REQUIREMENTS
Print nothing but the lines from the start of the listing below through the line that contains "37, 34, 24, 15, 14, 11, 8, 4, 0, 1]". Do not include the pictures.

···

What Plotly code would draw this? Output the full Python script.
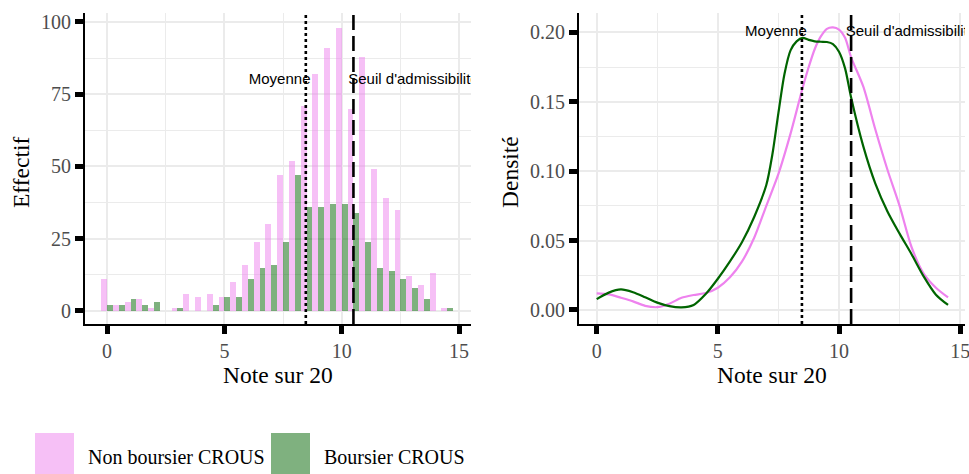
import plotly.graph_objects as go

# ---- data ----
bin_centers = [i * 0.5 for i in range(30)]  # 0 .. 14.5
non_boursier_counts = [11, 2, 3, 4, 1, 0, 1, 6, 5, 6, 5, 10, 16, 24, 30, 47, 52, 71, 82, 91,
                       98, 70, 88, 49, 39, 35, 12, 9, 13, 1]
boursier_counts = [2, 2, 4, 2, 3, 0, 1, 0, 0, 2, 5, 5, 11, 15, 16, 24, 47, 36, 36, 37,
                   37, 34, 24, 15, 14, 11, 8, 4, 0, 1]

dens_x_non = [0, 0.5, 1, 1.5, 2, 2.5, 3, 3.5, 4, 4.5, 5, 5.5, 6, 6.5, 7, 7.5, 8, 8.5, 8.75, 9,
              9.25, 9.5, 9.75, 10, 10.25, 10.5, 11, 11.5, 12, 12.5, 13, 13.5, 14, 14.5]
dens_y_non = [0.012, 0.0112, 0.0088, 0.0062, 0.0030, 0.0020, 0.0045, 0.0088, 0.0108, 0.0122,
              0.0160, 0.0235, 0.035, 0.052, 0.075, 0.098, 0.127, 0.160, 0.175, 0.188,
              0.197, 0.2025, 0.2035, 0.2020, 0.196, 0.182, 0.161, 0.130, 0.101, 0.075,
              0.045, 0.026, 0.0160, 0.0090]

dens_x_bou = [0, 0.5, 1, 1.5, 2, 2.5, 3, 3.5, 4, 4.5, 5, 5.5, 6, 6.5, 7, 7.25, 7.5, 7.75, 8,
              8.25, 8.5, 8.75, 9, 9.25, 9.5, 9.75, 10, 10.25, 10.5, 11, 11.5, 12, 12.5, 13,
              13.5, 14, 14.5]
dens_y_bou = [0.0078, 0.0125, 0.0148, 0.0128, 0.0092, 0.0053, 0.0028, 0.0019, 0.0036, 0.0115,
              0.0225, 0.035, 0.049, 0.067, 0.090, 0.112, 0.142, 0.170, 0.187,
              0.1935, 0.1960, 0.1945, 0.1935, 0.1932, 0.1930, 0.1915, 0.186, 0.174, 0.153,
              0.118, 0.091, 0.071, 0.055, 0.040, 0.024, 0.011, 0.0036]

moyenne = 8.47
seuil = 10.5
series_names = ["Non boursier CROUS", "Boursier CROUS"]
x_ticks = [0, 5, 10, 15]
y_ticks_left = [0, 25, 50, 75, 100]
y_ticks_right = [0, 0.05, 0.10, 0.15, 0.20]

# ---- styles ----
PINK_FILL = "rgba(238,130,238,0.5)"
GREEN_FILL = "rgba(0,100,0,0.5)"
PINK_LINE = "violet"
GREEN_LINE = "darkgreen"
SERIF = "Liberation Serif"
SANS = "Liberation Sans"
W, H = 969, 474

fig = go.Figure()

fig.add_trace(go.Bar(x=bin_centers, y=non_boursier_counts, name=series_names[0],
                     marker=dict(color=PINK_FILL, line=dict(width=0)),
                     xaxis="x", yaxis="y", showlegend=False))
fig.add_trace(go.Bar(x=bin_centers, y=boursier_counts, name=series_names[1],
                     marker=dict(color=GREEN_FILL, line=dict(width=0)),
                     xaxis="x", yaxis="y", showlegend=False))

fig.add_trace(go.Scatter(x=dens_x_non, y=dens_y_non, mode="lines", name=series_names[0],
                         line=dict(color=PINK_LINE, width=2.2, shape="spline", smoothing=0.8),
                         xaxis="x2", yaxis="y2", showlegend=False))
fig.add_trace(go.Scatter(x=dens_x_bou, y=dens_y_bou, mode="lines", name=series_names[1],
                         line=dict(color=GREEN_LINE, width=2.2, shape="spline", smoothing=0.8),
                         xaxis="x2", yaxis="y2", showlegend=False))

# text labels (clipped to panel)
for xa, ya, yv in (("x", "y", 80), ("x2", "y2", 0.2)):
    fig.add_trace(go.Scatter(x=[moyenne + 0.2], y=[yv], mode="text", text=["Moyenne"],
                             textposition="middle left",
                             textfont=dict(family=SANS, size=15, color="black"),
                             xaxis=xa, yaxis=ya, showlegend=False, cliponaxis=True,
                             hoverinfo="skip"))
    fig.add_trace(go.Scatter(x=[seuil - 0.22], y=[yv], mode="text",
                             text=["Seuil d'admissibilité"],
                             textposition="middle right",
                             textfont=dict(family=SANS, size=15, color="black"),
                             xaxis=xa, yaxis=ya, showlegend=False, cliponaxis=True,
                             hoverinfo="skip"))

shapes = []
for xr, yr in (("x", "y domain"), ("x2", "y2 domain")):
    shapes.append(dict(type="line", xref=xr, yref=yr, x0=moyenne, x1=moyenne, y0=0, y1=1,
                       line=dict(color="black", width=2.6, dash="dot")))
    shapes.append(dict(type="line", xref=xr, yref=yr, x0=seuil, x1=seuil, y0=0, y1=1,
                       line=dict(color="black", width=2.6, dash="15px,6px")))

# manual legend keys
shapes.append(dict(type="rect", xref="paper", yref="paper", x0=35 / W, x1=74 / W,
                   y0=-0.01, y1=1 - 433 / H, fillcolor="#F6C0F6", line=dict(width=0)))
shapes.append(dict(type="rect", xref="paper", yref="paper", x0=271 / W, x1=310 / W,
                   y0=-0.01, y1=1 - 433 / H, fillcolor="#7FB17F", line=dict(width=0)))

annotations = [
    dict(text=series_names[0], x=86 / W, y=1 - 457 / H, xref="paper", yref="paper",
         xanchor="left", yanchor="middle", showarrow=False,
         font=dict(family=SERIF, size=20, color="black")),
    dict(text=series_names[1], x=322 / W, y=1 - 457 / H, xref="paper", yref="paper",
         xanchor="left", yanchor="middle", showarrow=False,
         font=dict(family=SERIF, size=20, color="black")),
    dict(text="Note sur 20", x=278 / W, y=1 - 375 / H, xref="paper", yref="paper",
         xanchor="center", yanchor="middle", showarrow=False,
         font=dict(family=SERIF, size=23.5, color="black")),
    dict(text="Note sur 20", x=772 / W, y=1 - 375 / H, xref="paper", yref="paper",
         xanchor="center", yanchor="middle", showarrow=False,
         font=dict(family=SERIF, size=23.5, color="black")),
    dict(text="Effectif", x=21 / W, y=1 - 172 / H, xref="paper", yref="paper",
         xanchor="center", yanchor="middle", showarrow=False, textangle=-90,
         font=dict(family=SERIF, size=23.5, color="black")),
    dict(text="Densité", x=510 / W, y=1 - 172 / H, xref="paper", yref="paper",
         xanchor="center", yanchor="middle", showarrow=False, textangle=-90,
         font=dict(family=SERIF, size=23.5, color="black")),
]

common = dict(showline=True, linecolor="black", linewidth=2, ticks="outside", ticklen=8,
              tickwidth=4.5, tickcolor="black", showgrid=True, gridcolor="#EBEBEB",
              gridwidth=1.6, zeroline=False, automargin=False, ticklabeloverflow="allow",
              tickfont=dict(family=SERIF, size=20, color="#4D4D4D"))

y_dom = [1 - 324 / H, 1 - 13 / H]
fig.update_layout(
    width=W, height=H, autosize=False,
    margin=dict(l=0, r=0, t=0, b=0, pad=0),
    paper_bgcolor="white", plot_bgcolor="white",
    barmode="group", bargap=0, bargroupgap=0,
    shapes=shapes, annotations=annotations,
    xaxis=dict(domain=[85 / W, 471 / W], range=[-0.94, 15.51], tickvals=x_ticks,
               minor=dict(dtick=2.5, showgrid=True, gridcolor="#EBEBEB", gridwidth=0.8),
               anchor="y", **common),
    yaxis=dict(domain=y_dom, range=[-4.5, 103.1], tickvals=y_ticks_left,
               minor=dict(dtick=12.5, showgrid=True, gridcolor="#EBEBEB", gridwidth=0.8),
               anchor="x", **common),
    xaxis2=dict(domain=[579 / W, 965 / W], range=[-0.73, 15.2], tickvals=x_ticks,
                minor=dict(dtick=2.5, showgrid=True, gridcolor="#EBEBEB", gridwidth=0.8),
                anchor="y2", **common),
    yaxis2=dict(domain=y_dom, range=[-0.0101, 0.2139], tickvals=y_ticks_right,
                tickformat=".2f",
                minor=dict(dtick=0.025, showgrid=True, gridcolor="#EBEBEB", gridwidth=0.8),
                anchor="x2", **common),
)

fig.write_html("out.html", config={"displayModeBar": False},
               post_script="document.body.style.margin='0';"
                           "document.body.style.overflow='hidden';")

···

SOLUTION TO THIS TASK
What Plotly code would draw this? Output the full Python script.
import plotly.graph_objects as go

# ---- data ----
bin_centers = [i * 0.5 for i in range(30)]  # 0 .. 14.5
non_boursier_counts = [11, 2, 3, 4, 1, 0, 1, 6, 5, 6, 5, 10, 16, 24, 30, 47, 52, 71, 82, 91,
                       98, 70, 88, 49, 39, 35, 12, 9, 13, 1]
boursier_counts = [2, 2, 4, 2, 3, 0, 1, 0, 0, 2, 5, 5, 11, 15, 16, 24, 47, 36, 36, 37,
                   37, 34, 24, 15, 14, 11, 8, 4, 0, 1]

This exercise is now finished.